I took a job at the Walt Disney Company and after 18 months decided to go to business school at Harvard. I was awestruck by the campus. My first reaction was 'I don't belong here.' Then I said, 'I'm here; let's get on with it.'
— Jason Kilar
My father was an electrical engineer who worked at Westinghouse in Pittsburgh. When I was growing up, my mother wrote humor columns for the local paper. She was the Erma Bombeck of Murrysville, Pa.
We are fortunate to have collectively built a culture that matters, a brand that matters, a business that matters. It is impossible to state in words how much this team means to me, how much Hulu means to me.
I think the relationship between cable and satellite and telco pay TV service providers and the content industry is a very, very solid one.
When you're dealing with digital goods, you don't have to be tied to one URL.
What I think about is what people spend their time on this planet doing. So No.1 is sleep, No.2 is work, and No.3 is sight, sound, and motion video consumption. Basically, four to five hours a day is what Americans spend consuming video.
Hulu is about the shows, not the networks. The shows are the brands that users care about.
I grew up hearing stories about how my maternal grandfather had put himself through engineering school in New York City. He saved money by walking down to a gas station once a week to take a shower. When I applied to college, both education and investment value were important to me.
When we blaze trails, which is what Hulu is about, it takes time. That is not for the faint of heart, and we understand that.
I'm not the kind of guy who dabbles in a lot of things.
When we launched Hulu, everybody was saying, 'Oh, this is going to be a substitute for pay TV in the living room.'
The one thing that's important to know is Hulu's not looking for traffic to be sent to hulu.com from its relationships with Yahoo and Fancast and MSN.

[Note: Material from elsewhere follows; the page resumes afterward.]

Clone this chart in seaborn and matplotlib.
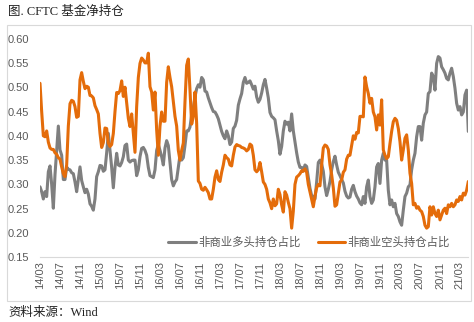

The Internet is going to have a bigger impact on content creators than the television ever had. The reason why that's the case is that suddenly you're able to tell stories 24/7 in the home, out of the home, in every room of the home. A television screen can be in your pocket through a smartphone.
There's nothing more intoxicating than doing big, bold things.
When I was 10, we drove to Disney World. When we arrived, what impressed me most was the meticulous attention to detail; there wasn't a gum wrapper anyplace.
History has shown that incumbents tend to fight trends that challenge established ways and, in the process, lose focus on what matters most: customers.
We're simple-minded, the team at Hulu, which is, we think if we can obsess over quality and build a better mousetrap, that good things will happen. Users will adopt the service, advertisers will see great value in it, and that's what we're seeing.
At a macro level, it's balancing the needs of consumers, advertisers and content owners. And if you talk to any one of those three customer sets in isolation, often times you won't delight the other two. So the hurdle we faced with Hulu Plus was, how can we thread this needle in a way that delights all three customer sets?
Imagine you're watching '30 Rock' and an ad comes on, but you don't like it. With Hulu Ad Swap, you can actually click the button and trade out the ad. So for the first time ever, a consumer is in control of their ad experience. For us, it's a big win because users are able to take control of what they see.
Initially, the television was seen as the devil incarnate by people that worked in the content industry. Now over time it turned out that that was one of the best things that ever could have happened to a content creator. I think the Internet is no different.